Written exercise: Begin with the first line and repeat exactly through the line containing "2 or <tspan"; leave every image out.

────

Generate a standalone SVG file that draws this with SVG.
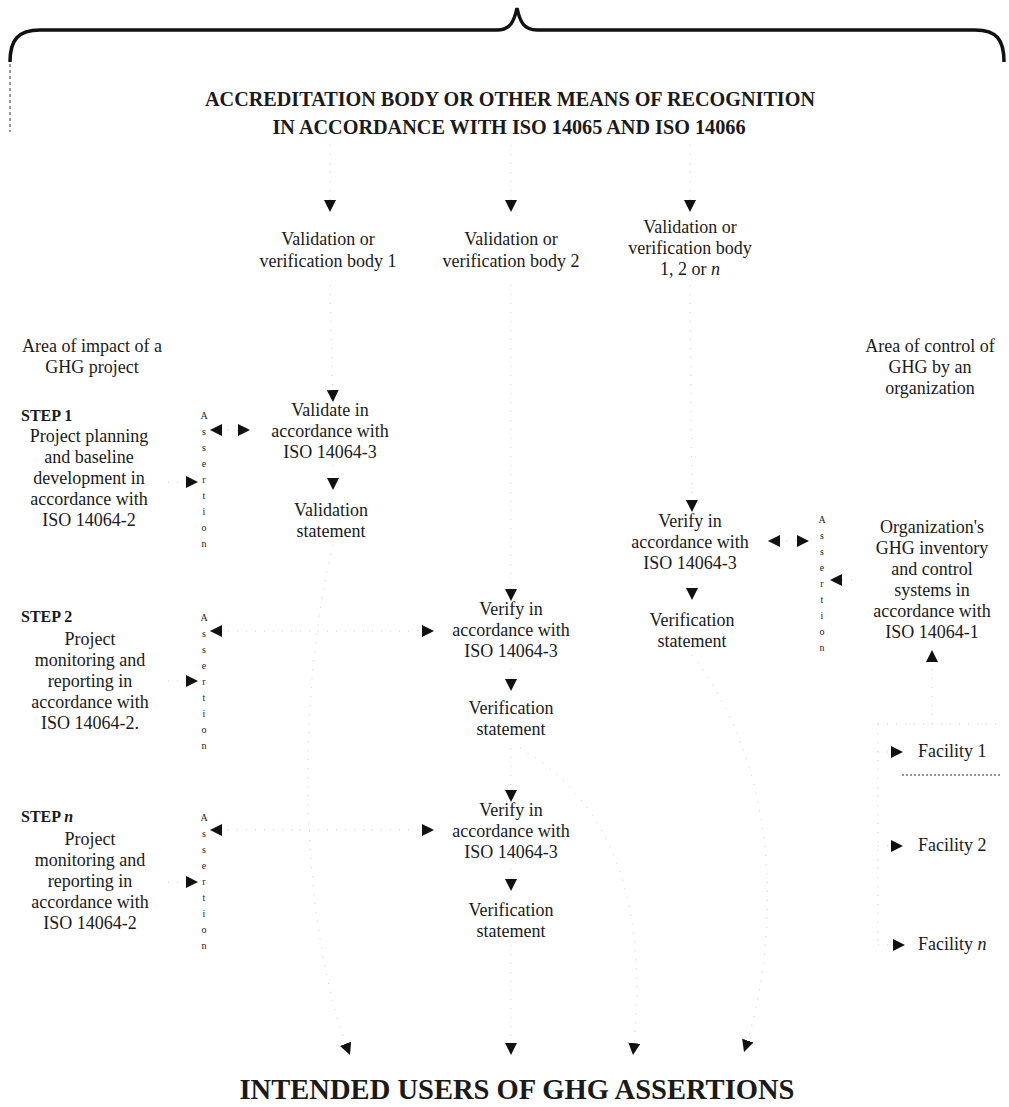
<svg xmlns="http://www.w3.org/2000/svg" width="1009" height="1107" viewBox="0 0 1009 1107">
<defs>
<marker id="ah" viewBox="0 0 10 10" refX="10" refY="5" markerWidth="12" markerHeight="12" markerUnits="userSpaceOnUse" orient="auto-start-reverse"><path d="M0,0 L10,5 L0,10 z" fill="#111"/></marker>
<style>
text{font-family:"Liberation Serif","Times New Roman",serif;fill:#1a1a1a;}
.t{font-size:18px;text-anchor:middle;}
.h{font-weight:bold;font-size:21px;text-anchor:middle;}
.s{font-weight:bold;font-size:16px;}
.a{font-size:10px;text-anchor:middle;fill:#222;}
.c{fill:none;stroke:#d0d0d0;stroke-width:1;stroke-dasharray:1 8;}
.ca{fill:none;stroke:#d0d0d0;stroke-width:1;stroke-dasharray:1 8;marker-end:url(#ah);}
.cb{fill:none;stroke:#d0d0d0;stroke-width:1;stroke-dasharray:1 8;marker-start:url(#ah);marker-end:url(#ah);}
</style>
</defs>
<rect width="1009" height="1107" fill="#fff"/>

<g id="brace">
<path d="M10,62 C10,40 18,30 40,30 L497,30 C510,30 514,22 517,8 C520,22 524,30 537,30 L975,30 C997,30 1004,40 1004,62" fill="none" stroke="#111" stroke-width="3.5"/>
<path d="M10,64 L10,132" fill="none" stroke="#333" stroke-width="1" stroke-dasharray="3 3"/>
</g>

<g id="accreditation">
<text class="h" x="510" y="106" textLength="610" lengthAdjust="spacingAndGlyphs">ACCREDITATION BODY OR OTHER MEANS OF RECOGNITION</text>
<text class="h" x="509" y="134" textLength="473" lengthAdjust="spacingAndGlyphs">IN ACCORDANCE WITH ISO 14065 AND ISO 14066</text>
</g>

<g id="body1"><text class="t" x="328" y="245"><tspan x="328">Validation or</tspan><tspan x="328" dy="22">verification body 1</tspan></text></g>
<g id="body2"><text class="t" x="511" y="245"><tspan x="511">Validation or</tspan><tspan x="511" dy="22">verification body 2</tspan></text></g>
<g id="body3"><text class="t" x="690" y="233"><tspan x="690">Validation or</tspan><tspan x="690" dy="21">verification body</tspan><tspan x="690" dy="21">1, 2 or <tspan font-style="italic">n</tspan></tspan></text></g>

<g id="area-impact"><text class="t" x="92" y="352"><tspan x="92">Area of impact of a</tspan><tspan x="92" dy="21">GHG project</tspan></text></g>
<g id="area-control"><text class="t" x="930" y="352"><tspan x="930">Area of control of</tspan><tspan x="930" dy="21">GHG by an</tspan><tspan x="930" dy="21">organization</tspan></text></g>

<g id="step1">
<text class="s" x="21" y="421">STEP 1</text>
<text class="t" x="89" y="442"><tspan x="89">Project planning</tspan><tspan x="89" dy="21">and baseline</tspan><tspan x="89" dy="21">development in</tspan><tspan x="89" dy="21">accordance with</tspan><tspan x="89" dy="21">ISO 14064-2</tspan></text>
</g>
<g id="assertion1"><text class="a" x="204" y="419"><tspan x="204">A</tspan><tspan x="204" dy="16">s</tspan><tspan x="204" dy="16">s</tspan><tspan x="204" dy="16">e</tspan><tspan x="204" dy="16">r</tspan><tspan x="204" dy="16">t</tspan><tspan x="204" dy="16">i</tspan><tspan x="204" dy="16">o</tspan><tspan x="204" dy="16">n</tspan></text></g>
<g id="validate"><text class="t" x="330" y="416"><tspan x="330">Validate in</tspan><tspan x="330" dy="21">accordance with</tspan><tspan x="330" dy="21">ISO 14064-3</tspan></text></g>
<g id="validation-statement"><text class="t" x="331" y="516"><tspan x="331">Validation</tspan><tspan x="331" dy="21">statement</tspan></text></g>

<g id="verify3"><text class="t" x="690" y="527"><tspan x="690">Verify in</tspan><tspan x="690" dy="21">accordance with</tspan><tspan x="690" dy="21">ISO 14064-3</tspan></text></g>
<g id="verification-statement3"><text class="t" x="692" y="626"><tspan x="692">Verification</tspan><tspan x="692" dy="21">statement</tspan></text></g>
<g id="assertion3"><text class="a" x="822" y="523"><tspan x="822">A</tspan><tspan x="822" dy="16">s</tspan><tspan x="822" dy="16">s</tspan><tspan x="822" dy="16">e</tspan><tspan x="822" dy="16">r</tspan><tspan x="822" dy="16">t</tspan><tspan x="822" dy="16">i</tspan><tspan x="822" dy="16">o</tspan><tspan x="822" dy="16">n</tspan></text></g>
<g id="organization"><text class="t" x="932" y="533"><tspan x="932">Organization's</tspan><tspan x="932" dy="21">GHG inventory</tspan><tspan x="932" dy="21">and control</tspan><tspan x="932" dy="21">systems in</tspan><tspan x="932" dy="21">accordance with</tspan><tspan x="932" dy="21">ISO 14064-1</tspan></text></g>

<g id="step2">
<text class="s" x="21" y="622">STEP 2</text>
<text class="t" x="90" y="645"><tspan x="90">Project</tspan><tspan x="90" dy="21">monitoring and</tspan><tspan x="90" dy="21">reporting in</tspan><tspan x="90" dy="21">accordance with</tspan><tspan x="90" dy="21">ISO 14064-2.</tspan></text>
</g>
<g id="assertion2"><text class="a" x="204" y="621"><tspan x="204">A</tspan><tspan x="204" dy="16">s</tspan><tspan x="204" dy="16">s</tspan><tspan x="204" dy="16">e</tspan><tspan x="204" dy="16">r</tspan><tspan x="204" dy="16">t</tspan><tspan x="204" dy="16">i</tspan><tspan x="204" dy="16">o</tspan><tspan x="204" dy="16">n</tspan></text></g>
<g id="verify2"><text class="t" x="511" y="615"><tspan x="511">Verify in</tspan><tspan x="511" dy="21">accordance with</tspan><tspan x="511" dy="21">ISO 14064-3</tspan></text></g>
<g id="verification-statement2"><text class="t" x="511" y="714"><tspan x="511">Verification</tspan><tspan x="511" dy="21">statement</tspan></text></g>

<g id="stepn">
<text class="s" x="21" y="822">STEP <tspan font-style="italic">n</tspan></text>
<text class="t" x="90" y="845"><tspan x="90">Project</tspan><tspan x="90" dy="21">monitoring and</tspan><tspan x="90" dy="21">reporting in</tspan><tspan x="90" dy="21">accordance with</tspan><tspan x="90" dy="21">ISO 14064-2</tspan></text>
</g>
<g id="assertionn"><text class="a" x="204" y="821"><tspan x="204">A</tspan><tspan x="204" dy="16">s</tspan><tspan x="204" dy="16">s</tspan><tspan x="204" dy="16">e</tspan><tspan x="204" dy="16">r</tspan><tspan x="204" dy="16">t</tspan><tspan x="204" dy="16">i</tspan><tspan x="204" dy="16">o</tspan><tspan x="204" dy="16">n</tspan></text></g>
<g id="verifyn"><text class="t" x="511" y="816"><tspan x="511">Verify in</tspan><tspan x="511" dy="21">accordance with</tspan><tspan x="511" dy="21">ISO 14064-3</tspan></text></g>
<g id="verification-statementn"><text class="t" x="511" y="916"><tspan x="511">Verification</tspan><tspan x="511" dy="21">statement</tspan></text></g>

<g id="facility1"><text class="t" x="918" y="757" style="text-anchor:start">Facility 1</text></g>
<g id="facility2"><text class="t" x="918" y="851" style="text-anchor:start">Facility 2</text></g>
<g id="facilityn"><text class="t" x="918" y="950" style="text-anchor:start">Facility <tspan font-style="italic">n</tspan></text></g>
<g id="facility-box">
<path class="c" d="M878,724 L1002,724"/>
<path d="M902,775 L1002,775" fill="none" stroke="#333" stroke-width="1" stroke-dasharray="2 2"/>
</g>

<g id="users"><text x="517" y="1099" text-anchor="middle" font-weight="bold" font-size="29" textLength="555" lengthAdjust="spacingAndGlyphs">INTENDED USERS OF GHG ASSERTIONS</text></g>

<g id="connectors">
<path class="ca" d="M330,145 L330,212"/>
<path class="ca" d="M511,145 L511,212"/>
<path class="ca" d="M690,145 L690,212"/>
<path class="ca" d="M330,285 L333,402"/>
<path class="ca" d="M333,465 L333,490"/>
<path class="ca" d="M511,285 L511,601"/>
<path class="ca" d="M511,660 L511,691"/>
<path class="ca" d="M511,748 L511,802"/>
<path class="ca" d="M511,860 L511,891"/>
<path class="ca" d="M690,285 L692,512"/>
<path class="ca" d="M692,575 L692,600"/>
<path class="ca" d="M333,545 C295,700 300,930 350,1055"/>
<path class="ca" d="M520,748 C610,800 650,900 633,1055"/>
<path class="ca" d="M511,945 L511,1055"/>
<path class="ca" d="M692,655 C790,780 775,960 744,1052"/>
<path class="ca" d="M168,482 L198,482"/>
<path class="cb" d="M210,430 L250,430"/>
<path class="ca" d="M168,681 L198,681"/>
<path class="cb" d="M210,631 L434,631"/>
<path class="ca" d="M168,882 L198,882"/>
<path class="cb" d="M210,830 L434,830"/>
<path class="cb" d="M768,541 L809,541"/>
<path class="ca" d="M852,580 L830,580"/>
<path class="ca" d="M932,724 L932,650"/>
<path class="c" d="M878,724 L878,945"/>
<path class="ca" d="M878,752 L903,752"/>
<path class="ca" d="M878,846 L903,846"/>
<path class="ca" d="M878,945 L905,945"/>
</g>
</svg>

────

Exercise output:
Generate a standalone SVG file that draws this with SVG.
<svg xmlns="http://www.w3.org/2000/svg" width="1009" height="1107" viewBox="0 0 1009 1107">
<defs>
<marker id="ah" viewBox="0 0 10 10" refX="10" refY="5" markerWidth="12" markerHeight="12" markerUnits="userSpaceOnUse" orient="auto-start-reverse"><path d="M0,0 L10,5 L0,10 z" fill="#111"/></marker>
<style>
text{font-family:"Liberation Serif","Times New Roman",serif;fill:#1a1a1a;}
.t{font-size:18px;text-anchor:middle;}
.h{font-weight:bold;font-size:21px;text-anchor:middle;}
.s{font-weight:bold;font-size:16px;}
.a{font-size:10px;text-anchor:middle;fill:#222;}
.c{fill:none;stroke:#d0d0d0;stroke-width:1;stroke-dasharray:1 8;}
.ca{fill:none;stroke:#d0d0d0;stroke-width:1;stroke-dasharray:1 8;marker-end:url(#ah);}
.cb{fill:none;stroke:#d0d0d0;stroke-width:1;stroke-dasharray:1 8;marker-start:url(#ah);marker-end:url(#ah);}
</style>
</defs>
<rect width="1009" height="1107" fill="#fff"/>

<g id="brace">
<path d="M10,62 C10,40 18,30 40,30 L497,30 C510,30 514,22 517,8 C520,22 524,30 537,30 L975,30 C997,30 1004,40 1004,62" fill="none" stroke="#111" stroke-width="3.5"/>
<path d="M10,64 L10,132" fill="none" stroke="#333" stroke-width="1" stroke-dasharray="3 3"/>
</g>

<g id="accreditation">
<text class="h" x="510" y="106" textLength="610" lengthAdjust="spacingAndGlyphs">ACCREDITATION BODY OR OTHER MEANS OF RECOGNITION</text>
<text class="h" x="509" y="134" textLength="473" lengthAdjust="spacingAndGlyphs">IN ACCORDANCE WITH ISO 14065 AND ISO 14066</text>
</g>

<g id="body1"><text class="t" x="328" y="245"><tspan x="328">Validation or</tspan><tspan x="328" dy="22">verification body 1</tspan></text></g>
<g id="body2"><text class="t" x="511" y="245"><tspan x="511">Validation or</tspan><tspan x="511" dy="22">verification body 2</tspan></text></g>
<g id="body3"><text class="t" x="690" y="233"><tspan x="690">Validation or</tspan><tspan x="690" dy="21">verification body</tspan><tspan x="690" dy="21">1, 2 or <tspan font-style="italic">n</tspan></tspan></text></g>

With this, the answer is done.